PROBLEM DETAILS:
Below is a listing; write it out exactly and drop any images from it.

-- BEGIN INFORMATION SHOWN --

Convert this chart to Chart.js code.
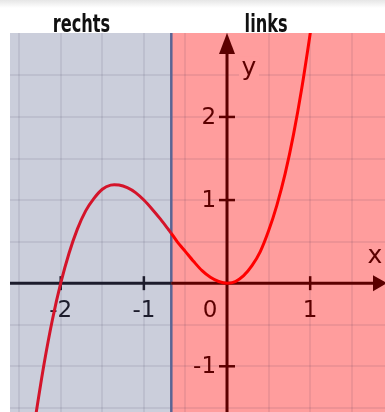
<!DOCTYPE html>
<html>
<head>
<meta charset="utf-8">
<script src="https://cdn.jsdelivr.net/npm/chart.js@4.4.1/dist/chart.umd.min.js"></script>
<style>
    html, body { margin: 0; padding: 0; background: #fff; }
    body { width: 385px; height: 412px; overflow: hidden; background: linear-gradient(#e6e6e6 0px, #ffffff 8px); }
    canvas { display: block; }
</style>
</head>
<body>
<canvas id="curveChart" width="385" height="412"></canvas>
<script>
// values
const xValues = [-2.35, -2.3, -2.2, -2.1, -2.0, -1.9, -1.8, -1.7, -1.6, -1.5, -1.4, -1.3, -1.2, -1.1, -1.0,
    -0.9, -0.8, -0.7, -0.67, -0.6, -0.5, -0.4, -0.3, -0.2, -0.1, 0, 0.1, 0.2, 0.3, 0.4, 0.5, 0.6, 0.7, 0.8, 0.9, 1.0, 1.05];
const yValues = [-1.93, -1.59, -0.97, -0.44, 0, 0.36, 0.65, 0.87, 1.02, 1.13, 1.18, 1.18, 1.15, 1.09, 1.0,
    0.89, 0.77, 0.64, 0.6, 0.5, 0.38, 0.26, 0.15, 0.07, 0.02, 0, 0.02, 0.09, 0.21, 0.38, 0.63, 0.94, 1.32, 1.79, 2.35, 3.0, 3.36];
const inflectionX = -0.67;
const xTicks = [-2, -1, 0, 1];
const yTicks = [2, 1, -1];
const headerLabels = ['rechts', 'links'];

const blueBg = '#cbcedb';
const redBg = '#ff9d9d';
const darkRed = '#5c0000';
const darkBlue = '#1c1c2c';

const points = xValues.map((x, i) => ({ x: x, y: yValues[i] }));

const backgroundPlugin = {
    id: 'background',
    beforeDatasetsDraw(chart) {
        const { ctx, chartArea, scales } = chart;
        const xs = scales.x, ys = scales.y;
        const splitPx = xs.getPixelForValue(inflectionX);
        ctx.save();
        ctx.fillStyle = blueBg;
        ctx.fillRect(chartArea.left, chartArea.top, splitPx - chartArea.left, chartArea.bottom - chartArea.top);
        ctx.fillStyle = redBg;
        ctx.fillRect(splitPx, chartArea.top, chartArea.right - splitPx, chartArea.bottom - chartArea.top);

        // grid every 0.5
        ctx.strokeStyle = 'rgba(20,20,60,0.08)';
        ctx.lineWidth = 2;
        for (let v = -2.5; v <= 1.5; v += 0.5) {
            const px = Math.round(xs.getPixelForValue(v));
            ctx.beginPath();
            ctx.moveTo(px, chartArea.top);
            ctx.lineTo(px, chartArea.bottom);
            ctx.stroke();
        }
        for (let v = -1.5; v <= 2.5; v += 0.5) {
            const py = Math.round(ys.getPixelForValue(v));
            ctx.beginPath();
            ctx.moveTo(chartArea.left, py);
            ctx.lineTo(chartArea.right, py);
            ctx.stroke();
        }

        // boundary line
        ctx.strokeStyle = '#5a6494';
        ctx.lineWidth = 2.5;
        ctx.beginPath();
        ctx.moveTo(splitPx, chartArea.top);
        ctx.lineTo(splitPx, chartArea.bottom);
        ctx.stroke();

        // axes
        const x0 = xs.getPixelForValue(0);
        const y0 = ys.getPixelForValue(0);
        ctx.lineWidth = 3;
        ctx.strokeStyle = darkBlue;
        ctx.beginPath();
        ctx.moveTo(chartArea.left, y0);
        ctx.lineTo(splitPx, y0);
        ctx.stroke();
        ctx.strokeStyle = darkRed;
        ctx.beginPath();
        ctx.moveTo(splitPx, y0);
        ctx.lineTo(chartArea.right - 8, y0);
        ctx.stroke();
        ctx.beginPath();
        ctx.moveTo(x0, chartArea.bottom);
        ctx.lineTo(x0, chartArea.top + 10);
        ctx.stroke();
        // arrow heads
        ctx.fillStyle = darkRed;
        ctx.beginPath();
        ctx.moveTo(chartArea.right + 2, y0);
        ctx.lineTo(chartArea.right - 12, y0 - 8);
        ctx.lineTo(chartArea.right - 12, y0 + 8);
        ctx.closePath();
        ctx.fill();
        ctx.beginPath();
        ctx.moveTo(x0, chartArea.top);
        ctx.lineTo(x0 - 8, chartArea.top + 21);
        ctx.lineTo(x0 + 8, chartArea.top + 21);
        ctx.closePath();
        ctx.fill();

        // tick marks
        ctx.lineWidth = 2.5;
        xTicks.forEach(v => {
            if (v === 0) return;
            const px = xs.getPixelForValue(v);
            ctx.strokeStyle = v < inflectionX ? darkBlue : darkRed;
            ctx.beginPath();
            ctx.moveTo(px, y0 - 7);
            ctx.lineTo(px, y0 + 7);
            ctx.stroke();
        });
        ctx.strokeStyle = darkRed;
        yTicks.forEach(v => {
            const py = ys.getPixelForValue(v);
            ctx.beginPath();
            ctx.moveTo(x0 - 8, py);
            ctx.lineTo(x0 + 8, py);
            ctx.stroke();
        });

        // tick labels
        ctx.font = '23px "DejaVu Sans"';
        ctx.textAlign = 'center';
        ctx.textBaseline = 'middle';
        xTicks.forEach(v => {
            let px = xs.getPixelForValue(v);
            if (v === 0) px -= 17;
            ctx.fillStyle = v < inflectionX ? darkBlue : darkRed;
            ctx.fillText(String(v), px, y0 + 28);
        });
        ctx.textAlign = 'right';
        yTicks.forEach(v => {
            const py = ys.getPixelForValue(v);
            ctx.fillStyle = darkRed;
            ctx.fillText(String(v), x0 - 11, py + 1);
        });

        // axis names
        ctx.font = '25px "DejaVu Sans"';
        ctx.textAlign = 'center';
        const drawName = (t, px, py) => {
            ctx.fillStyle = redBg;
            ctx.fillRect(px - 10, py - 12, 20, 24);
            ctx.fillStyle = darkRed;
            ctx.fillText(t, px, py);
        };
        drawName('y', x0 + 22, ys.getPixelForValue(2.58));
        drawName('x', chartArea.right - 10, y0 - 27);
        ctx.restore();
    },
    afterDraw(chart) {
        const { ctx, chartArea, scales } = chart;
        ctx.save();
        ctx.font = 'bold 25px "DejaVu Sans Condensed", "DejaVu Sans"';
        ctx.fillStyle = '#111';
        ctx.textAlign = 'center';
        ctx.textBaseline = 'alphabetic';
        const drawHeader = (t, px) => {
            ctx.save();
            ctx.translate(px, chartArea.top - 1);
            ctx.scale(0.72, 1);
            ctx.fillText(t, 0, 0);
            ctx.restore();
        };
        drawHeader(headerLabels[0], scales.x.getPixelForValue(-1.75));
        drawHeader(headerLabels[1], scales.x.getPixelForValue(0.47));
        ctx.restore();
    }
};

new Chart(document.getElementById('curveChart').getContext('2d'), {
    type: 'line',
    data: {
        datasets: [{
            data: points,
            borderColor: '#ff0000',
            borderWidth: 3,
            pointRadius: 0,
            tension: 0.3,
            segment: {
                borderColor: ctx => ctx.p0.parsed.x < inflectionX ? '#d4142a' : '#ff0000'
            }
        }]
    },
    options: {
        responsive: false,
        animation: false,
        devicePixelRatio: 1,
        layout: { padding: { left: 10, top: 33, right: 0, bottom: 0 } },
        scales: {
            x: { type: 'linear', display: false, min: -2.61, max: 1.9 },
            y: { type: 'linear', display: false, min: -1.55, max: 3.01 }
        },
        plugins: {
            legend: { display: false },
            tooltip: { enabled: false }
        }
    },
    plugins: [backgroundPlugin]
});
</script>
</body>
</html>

-- END INFORMATION SHOWN --

TASK OUTPUT:
Convert this chart to Chart.js code.
<!DOCTYPE html>
<html>
<head>
<meta charset="utf-8">
<script src="https://cdn.jsdelivr.net/npm/chart.js@4.4.1/dist/chart.umd.min.js"></script>
<style>
    html, body { margin: 0; padding: 0; background: #fff; }
    body { width: 385px; height: 412px; overflow: hidden; background: linear-gradient(#e6e6e6 0px, #ffffff 8px); }
    canvas { display: block; }
</style>
</head>
<body>
<canvas id="curveChart" width="385" height="412"></canvas>
<script>
// values
const xValues = [-2.35, -2.3, -2.2, -2.1, -2.0, -1.9, -1.8, -1.7, -1.6, -1.5, -1.4, -1.3, -1.2, -1.1, -1.0,
    -0.9, -0.8, -0.7, -0.67, -0.6, -0.5, -0.4, -0.3, -0.2, -0.1, 0, 0.1, 0.2, 0.3, 0.4, 0.5, 0.6, 0.7, 0.8, 0.9, 1.0, 1.05];
const yValues = [-1.93, -1.59, -0.97, -0.44, 0, 0.36, 0.65, 0.87, 1.02, 1.13, 1.18, 1.18, 1.15, 1.09, 1.0,
    0.89, 0.77, 0.64, 0.6, 0.5, 0.38, 0.26, 0.15, 0.07, 0.02, 0, 0.02, 0.09, 0.21, 0.38, 0.63, 0.94, 1.32, 1.79, 2.35, 3.0, 3.36];
const inflectionX = -0.67;
const xTicks = [-2, -1, 0, 1];
const yTicks = [2, 1, -1];
const headerLabels = ['rechts', 'links'];

const blueBg = '#cbcedb';
const redBg = '#ff9d9d';
const darkRed = '#5c0000';
const darkBlue = '#1c1c2c';

const points = xValues.map((x, i) => ({ x: x, y: yValues[i] }));

const backgroundPlugin = {
    id: 'background',
    beforeDatasetsDraw(chart) {
        const { ctx, chartArea, scales } = chart;
        const xs = scales.x, ys = scales.y;
        const splitPx = xs.getPixelForValue(inflectionX);
        ctx.save();
        ctx.fillStyle = blueBg;
        ctx.fillRect(chartArea.left, chartArea.top, splitPx - chartArea.left, chartArea.bottom - chartArea.top);
        ctx.fillStyle = redBg;
        ctx.fillRect(splitPx, chartArea.top, chartArea.right - splitPx, chartArea.bottom - chartArea.top);

        // grid every 0.5
        ctx.strokeStyle = 'rgba(20,20,60,0.08)';
        ctx.lineWidth = 2;
        for (let v = -2.5; v <= 1.5; v += 0.5) {
            const px = Math.round(xs.getPixelForValue(v));
            ctx.beginPath();
            ctx.moveTo(px, chartArea.top);
            ctx.lineTo(px, chartArea.bottom);
            ctx.stroke();
        }
        for (let v = -1.5; v <= 2.5; v += 0.5) {
            const py = Math.round(ys.getPixelForValue(v));
            ctx.beginPath();
            ctx.moveTo(chartArea.left, py);
            ctx.lineTo(chartArea.right, py);
            ctx.stroke();
        }

        // boundary line
        ctx.strokeStyle = '#5a6494';
        ctx.lineWidth = 2.5;
        ctx.beginPath();
        ctx.moveTo(splitPx, chartArea.top);
        ctx.lineTo(splitPx, chartArea.bottom);
        ctx.stroke();

        // axes
        const x0 = xs.getPixelForValue(0);
        const y0 = ys.getPixelForValue(0);
        ctx.lineWidth = 3;
        ctx.strokeStyle = darkBlue;
        ctx.beginPath();
        ctx.moveTo(chartArea.left, y0);
        ctx.lineTo(splitPx, y0);
        ctx.stroke();
        ctx.strokeStyle = darkRed;
        ctx.beginPath();
        ctx.moveTo(splitPx, y0);
        ctx.lineTo(chartArea.right - 8, y0);
        ctx.stroke();
        ctx.beginPath();
        ctx.moveTo(x0, chartArea.bottom);
        ctx.lineTo(x0, chartArea.top + 10);
        ctx.stroke();
        // arrow heads
        ctx.fillStyle = darkRed;
        ctx.beginPath();
        ctx.moveTo(chartArea.right + 2, y0);
        ctx.lineTo(chartArea.right - 12, y0 - 8);
        ctx.lineTo(chartArea.right - 12, y0 + 8);
        ctx.closePath();
        ctx.fill();
        ctx.beginPath();
        ctx.moveTo(x0, chartArea.top);
        ctx.lineTo(x0 - 8, chartArea.top + 21);
        ctx.lineTo(x0 + 8, chartArea.top + 21);
        ctx.closePath();
        ctx.fill();

        // tick marks
        ctx.lineWidth = 2.5;
        xTicks.forEach(v => {
            if (v === 0) return;
            const px = xs.getPixelForValue(v);
            ctx.strokeStyle = v < inflectionX ? darkBlue : darkRed;
            ctx.beginPath();
            ctx.moveTo(px, y0 - 7);
            ctx.lineTo(px, y0 + 7);
            ctx.stroke();
        });
        ctx.strokeStyle = darkRed;
        yTicks.forEach(v => {
            const py = ys.getPixelForValue(v);
            ctx.beginPath();
            ctx.moveTo(x0 - 8, py);
            ctx.lineTo(x0 + 8, py);
            ctx.stroke();
        });

        // tick labels
        ctx.font = '23px "DejaVu Sans"';
        ctx.textAlign = 'center';
        ctx.textBaseline = 'middle';
        xTicks.forEach(v => {
            let px = xs.getPixelForValue(v);
            if (v === 0) px -= 17;
            ctx.fillStyle = v < inflectionX ? darkBlue : darkRed;
            ctx.fillText(String(v), px, y0 + 28);
        });
        ctx.textAlign = 'right';
        yTicks.forEach(v => {
            const py = ys.getPixelForValue(v);
            ctx.fillStyle = darkRed;
            ctx.fillText(String(v), x0 - 11, py + 1);
        });

        // axis names
        ctx.font = '25px "DejaVu Sans"';
        ctx.textAlign = 'center';
        const drawName = (t, px, py) => {
            ctx.fillStyle = redBg;
            ctx.fillRect(px - 10, py - 12, 20, 24);
            ctx.fillStyle = darkRed;
            ctx.fillText(t, px, py);
        };
        drawName('y', x0 + 22, ys.getPixelForValue(2.58));
        drawName('x', chartArea.right - 10, y0 - 27);
        ctx.restore();
    },
    afterDraw(chart) {
        const { ctx, chartArea, scales } = chart;
        ctx.save();
        ctx.font = 'bold 25px "DejaVu Sans Condensed", "DejaVu Sans"';
        ctx.fillStyle = '#111';
        ctx.textAlign = 'center';
        ctx.textBaseline = 'alphabetic';
        const drawHeader = (t, px) => {
            ctx.save();
            ctx.translate(px, chartArea.top - 1);
            ctx.scale(0.72, 1);
            ctx.fillText(t, 0, 0);
            ctx.restore();
        };
        drawHeader(headerLabels[0], scales.x.getPixelForValue(-1.75));
        drawHeader(headerLabels[1], scales.x.getPixelForValue(0.47));
        ctx.restore();
    }
};

new Chart(document.getElementById('curveChart').getContext('2d'), {
    type: 'line',
    data: {
        datasets: [{
            data: points,
            borderColor: '#ff0000',
            borderWidth: 3,
            pointRadius: 0,
            tension: 0.3,
            segment: {
                borderColor: ctx => ctx.p0.parsed.x < inflectionX ? '#d4142a' : '#ff0000'
            }
        }]
    },
    options: {
        responsive: false,
        animation: false,
        devicePixelRatio: 1,
        layout: { padding: { left: 10, top: 33, right: 0, bottom: 0 } },
        scales: {
            x: { type: 'linear', display: false, min: -2.61, max: 1.9 },
            y: { type: 'linear', display: false, min: -1.55, max: 3.01 }
        },
        plugins: {
            legend: { display: false },
            tooltip: { enabled: false }
        }
    },
    plugins: [backgroundPlugin]
});
</script>
</body>
</html>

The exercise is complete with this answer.